Supplied material:
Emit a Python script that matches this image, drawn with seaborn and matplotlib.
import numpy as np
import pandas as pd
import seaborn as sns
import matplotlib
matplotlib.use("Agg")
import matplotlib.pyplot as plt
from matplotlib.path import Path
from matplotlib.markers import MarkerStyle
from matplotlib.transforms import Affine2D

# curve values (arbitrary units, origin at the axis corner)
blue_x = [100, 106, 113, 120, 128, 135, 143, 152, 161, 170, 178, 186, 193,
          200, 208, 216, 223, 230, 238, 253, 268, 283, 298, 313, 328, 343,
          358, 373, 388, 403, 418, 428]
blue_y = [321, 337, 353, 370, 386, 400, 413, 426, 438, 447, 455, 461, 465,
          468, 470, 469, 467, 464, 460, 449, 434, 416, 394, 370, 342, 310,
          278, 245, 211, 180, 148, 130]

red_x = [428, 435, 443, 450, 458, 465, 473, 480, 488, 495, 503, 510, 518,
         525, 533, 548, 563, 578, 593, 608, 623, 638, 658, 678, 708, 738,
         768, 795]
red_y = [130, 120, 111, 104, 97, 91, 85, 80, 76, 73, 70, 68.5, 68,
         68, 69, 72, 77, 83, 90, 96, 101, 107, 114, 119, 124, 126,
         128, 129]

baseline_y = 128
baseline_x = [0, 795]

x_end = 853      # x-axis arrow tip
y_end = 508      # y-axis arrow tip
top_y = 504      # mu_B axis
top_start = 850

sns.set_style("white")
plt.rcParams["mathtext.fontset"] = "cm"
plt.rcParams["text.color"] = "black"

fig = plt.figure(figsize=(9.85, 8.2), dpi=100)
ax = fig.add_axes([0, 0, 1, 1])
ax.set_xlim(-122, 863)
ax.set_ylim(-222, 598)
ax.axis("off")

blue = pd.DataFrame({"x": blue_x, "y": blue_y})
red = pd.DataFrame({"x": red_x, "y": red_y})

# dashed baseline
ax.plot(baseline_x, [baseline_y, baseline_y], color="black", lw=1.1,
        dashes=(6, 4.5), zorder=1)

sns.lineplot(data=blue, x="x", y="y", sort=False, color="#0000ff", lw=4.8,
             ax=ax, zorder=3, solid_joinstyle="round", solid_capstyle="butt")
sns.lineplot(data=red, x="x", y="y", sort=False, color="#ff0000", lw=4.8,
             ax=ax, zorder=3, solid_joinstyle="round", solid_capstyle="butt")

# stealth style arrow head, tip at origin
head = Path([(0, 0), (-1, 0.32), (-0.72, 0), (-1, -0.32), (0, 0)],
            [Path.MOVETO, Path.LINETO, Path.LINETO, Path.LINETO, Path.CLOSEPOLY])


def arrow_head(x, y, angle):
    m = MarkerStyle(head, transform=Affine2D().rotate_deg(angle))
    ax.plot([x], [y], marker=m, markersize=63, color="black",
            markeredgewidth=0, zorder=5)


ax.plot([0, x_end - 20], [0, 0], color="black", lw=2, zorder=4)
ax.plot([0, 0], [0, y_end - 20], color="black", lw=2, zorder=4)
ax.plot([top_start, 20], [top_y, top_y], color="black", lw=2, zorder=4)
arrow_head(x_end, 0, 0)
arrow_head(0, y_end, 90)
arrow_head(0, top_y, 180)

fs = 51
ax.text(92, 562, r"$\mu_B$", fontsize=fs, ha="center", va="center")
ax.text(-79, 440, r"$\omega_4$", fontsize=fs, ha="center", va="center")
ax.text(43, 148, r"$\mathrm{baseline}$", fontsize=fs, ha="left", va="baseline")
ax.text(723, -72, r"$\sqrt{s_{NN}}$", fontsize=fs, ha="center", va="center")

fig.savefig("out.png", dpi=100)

Exercise instructions: Retype the whole listing above exactly.

The result:
Emit a Python script that matches this image, drawn with seaborn and matplotlib.
import numpy as np
import pandas as pd
import seaborn as sns
import matplotlib
matplotlib.use("Agg")
import matplotlib.pyplot as plt
from matplotlib.path import Path
from matplotlib.markers import MarkerStyle
from matplotlib.transforms import Affine2D

# curve values (arbitrary units, origin at the axis corner)
blue_x = [100, 106, 113, 120, 128, 135, 143, 152, 161, 170, 178, 186, 193,
          200, 208, 216, 223, 230, 238, 253, 268, 283, 298, 313, 328, 343,
          358, 373, 388, 403, 418, 428]
blue_y = [321, 337, 353, 370, 386, 400, 413, 426, 438, 447, 455, 461, 465,
          468, 470, 469, 467, 464, 460, 449, 434, 416, 394, 370, 342, 310,
          278, 245, 211, 180, 148, 130]

red_x = [428, 435, 443, 450, 458, 465, 473, 480, 488, 495, 503, 510, 518,
         525, 533, 548, 563, 578, 593, 608, 623, 638, 658, 678, 708, 738,
         768, 795]
red_y = [130, 120, 111, 104, 97, 91, 85, 80, 76, 73, 70, 68.5, 68,
         68, 69, 72, 77, 83, 90, 96, 101, 107, 114, 119, 124, 126,
         128, 129]

baseline_y = 128
baseline_x = [0, 795]

x_end = 853      # x-axis arrow tip
y_end = 508      # y-axis arrow tip
top_y = 504      # mu_B axis
top_start = 850

sns.set_style("white")
plt.rcParams["mathtext.fontset"] = "cm"
plt.rcParams["text.color"] = "black"

fig = plt.figure(figsize=(9.85, 8.2), dpi=100)
ax = fig.add_axes([0, 0, 1, 1])
ax.set_xlim(-122, 863)
ax.set_ylim(-222, 598)
ax.axis("off")

blue = pd.DataFrame({"x": blue_x, "y": blue_y})
red = pd.DataFrame({"x": red_x, "y": red_y})

# dashed baseline
ax.plot(baseline_x, [baseline_y, baseline_y], color="black", lw=1.1,
        dashes=(6, 4.5), zorder=1)

sns.lineplot(data=blue, x="x", y="y", sort=False, color="#0000ff", lw=4.8,
             ax=ax, zorder=3, solid_joinstyle="round", solid_capstyle="butt")
sns.lineplot(data=red, x="x", y="y", sort=False, color="#ff0000", lw=4.8,
             ax=ax, zorder=3, solid_joinstyle="round", solid_capstyle="butt")

# stealth style arrow head, tip at origin
head = Path([(0, 0), (-1, 0.32), (-0.72, 0), (-1, -0.32), (0, 0)],
            [Path.MOVETO, Path.LINETO, Path.LINETO, Path.LINETO, Path.CLOSEPOLY])


def arrow_head(x, y, angle):
    m = MarkerStyle(head, transform=Affine2D().rotate_deg(angle))
    ax.plot([x], [y], marker=m, markersize=63, color="black",
            markeredgewidth=0, zorder=5)


ax.plot([0, x_end - 20], [0, 0], color="black", lw=2, zorder=4)
ax.plot([0, 0], [0, y_end - 20], color="black", lw=2, zorder=4)
ax.plot([top_start, 20], [top_y, top_y], color="black", lw=2, zorder=4)
arrow_head(x_end, 0, 0)
arrow_head(0, y_end, 90)
arrow_head(0, top_y, 180)

fs = 51
ax.text(92, 562, r"$\mu_B$", fontsize=fs, ha="center", va="center")
ax.text(-79, 440, r"$\omega_4$", fontsize=fs, ha="center", va="center")
ax.text(43, 148, r"$\mathrm{baseline}$", fontsize=fs, ha="left", va="baseline")
ax.text(723, -72, r"$\sqrt{s_{NN}}$", fontsize=fs, ha="center", va="center")

fig.savefig("out.png", dpi=100)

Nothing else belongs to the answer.